The takeaways are these. Condition trending for engineered systems and future condition prediction requires more than historical data. All the significant parameters that influence condition must be identified and modeled with appropriate logic. The predictive modeling process often benefits from multidisciplinary teams of domain experts and data scientists working together. It’s not simply a process of extrapolating history to predict the future.
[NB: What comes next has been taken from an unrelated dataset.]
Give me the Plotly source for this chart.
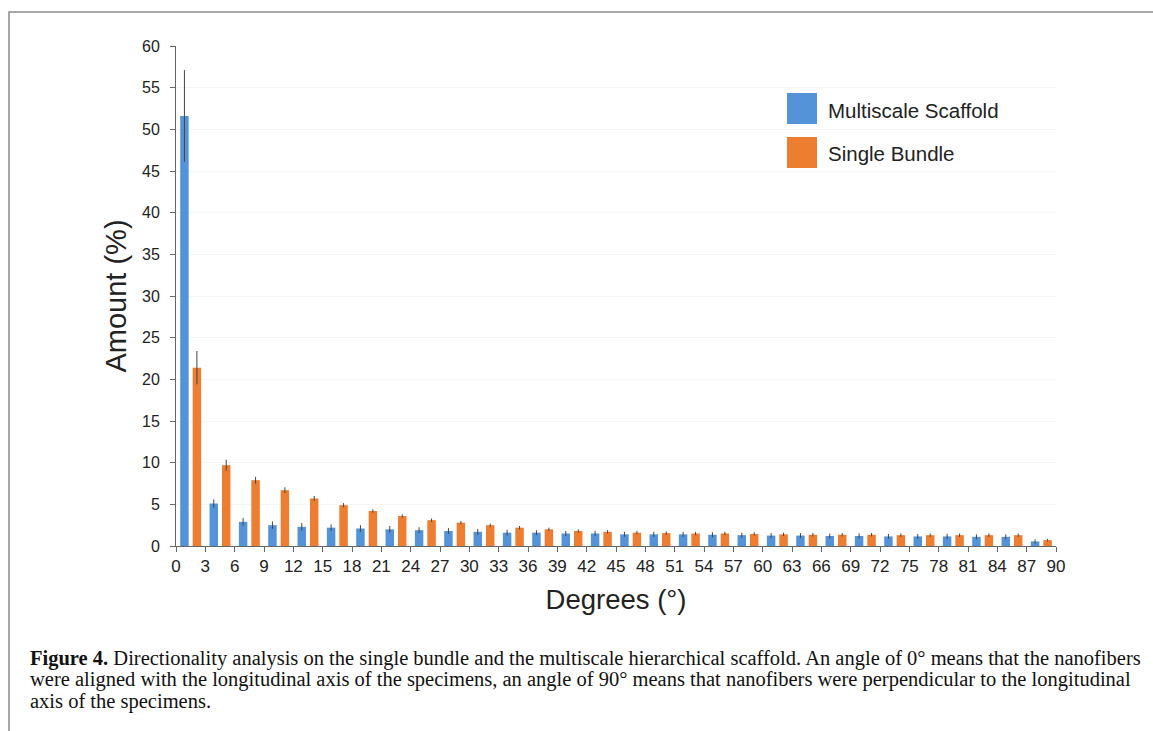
import plotly.graph_objects as go

# ---- data ----
bin_starts = list(range(0, 90, 3))
tick_labels = [str(v) for v in range(0, 91, 3)]
multiscale = [51.6, 5.1, 2.9, 2.5, 2.3, 2.2, 2.1, 2.0, 1.9, 1.8, 1.7, 1.6, 1.6, 1.5, 1.5,
              1.4, 1.4, 1.4, 1.35, 1.3, 1.25, 1.25, 1.2, 1.2, 1.15, 1.15, 1.15, 1.1, 1.1, 0.55]
multiscale_err = [5.5, 0.5, 0.45, 0.45, 0.45, 0.4, 0.4, 0.4, 0.35, 0.35, 0.35, 0.35, 0.3, 0.3, 0.3,
                  0.3, 0.3, 0.3, 0.3, 0.3, 0.3, 0.3, 0.3, 0.3, 0.3, 0.3, 0.3, 0.3, 0.3, 0.25]
single = [21.4, 9.7, 7.9, 6.7, 5.7, 4.9, 4.2, 3.6, 3.1, 2.8, 2.5, 2.2, 2.0, 1.8, 1.7,
          1.6, 1.55, 1.5, 1.5, 1.45, 1.4, 1.35, 1.35, 1.35, 1.3, 1.3, 1.3, 1.3, 1.3, 0.7]
single_err = [2.0, 0.65, 0.4, 0.35, 0.3, 0.25, 0.2, 0.2, 0.2, 0.2, 0.2, 0.2, 0.2, 0.2, 0.2,
              0.2, 0.2, 0.2, 0.2, 0.2, 0.2, 0.2, 0.2, 0.2, 0.2, 0.2, 0.2, 0.2, 0.2, 0.15]
series_names = ["Multiscale Scaffold", "Single Bundle"]
colors = ["#5593D8", "#ED7D31"]

centers = [b + 1.5 for b in bin_starts]

W, H = 1153, 731
ML, MR, MT, MB = 176, 97, 46, 185
PW, PH = W - ML - MR, H - MT - MB


def px(xp):
    return (xp - ML) / PW


def py(yp):
    return (H - MB - yp) / PH


font_sans = "Liberation Sans, Arial, sans-serif"
font_serif = "Liberation Serif, Times New Roman, serif"

fig = go.Figure()
for name, vals, errs, col in [(series_names[0], multiscale, multiscale_err, colors[0]),
                              (series_names[1], single, single_err, colors[1])]:
    fig.add_trace(go.Bar(
        x=centers, y=vals, name=name, marker=dict(color=col, line=dict(width=0)),
        error_y=dict(type="data", array=errs, visible=True, color="#444", thickness=1, width=0),
        showlegend=False,
    ))

fig.update_layout(
    width=W, height=H,
    margin=dict(l=ML, r=MR, t=MT, b=MB, autoexpand=False),
    paper_bgcolor="white", plot_bgcolor="white",
    barmode="group", bargap=0.15, bargroupgap=0.32,
    font=dict(family=font_sans, color="#222"),
)
fig.update_xaxes(
    range=[0, 90], tickmode="array", tickvals=list(range(0, 91, 3)), ticktext=tick_labels,
    showline=True, linecolor="#666", linewidth=1, ticks="outside", ticklen=5, tickcolor="#666",
    showgrid=False, zeroline=False, tickfont=dict(size=17, color="#222"),
    title=dict(text="Degrees (°)", font=dict(size=27.5, color="#222"), standoff=14),
)
fig.update_yaxes(
    range=[0, 60], dtick=5, showline=True, linecolor="#666", linewidth=1,
    ticks="outside", ticklen=5, tickcolor="#666", showgrid=True, gridcolor="#f6f6f6",
    zeroline=False, tickfont=dict(size=16, color="#222"), ticklabelstandoff=7,
    title=dict(text="Amount (%)", font=dict(size=29, color="#222"), standoff=6),
)

shapes = [
    # page frame
    dict(type="rect", xref="paper", yref="paper", x0=px(9), x1=px(1170), y0=py(760), y1=py(12),
         line=dict(color="#8a8a8a", width=1.5), fillcolor="rgba(0,0,0,0)", layer="below"),
    # legend swatches
    dict(type="rect", xref="paper", yref="paper", x0=px(787), x1=px(817), y0=py(124), y1=py(93),
         line=dict(width=0), fillcolor=colors[0]),
    dict(type="rect", xref="paper", yref="paper", x0=px(787), x1=px(817), y0=py(168), y1=py(137),
         line=dict(width=0), fillcolor=colors[1]),
]
fig.update_layout(shapes=shapes)

annotations = [
    dict(text=series_names[0], x=px(826), y=py(110), xref="paper", yref="paper",
         xanchor="left", yanchor="middle", showarrow=False, font=dict(size=20.5, color="#222")),
    dict(text=series_names[1], x=px(826), y=py(153), xref="paper", yref="paper",
         xanchor="left", yanchor="middle", showarrow=False, font=dict(size=20.5, color="#222")),
]
caption_lines = [
    "<b>Figure 4.</b> Directionality analysis on the single bundle and the multiscale hierarchical scaffold. An angle of 0° means that the nanofibers",
    "were aligned with the longitudinal axis of the specimens, an angle of 90° means that nanofibers were perpendicular to the longitudinal",
    "axis of the specimens.",
]
for i, line in enumerate(caption_lines):
    annotations.append(dict(
        text=line, x=px(28), y=py(658 + 21.5 * i), xref="paper", yref="paper",
        xanchor="left", yanchor="middle", showarrow=False,
        font=dict(family=font_serif, size=20.5, color="#111"),
    ))
fig.update_layout(annotations=annotations)

fig.write_html(
    "out.html",
    config={"displayModeBar": False},
    post_script="document.body.style.margin='0';document.body.style.overflow='hidden';",
)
Dr. Fry is the Vice President of Fry Technical Services, Inc. (https://www.frytechservices.com/). He has 30 years of experience in research and consulting on the fatigue and fracture behavior of structural metals and weldments. His research results have been incorporated into international codes of practice used in the design of structural components and systems, including structural welds, railway and highway bridges, and high-rise commercial buildings in seismic risk zones. He has extensive experience performing in situ testing of railway bridges under live loading of trains, including high-speed passenger trains and heavy-axle-load freight trains. His research, publications and consulting have advanced the state of the art in structural health monitoring and structural impairment detection.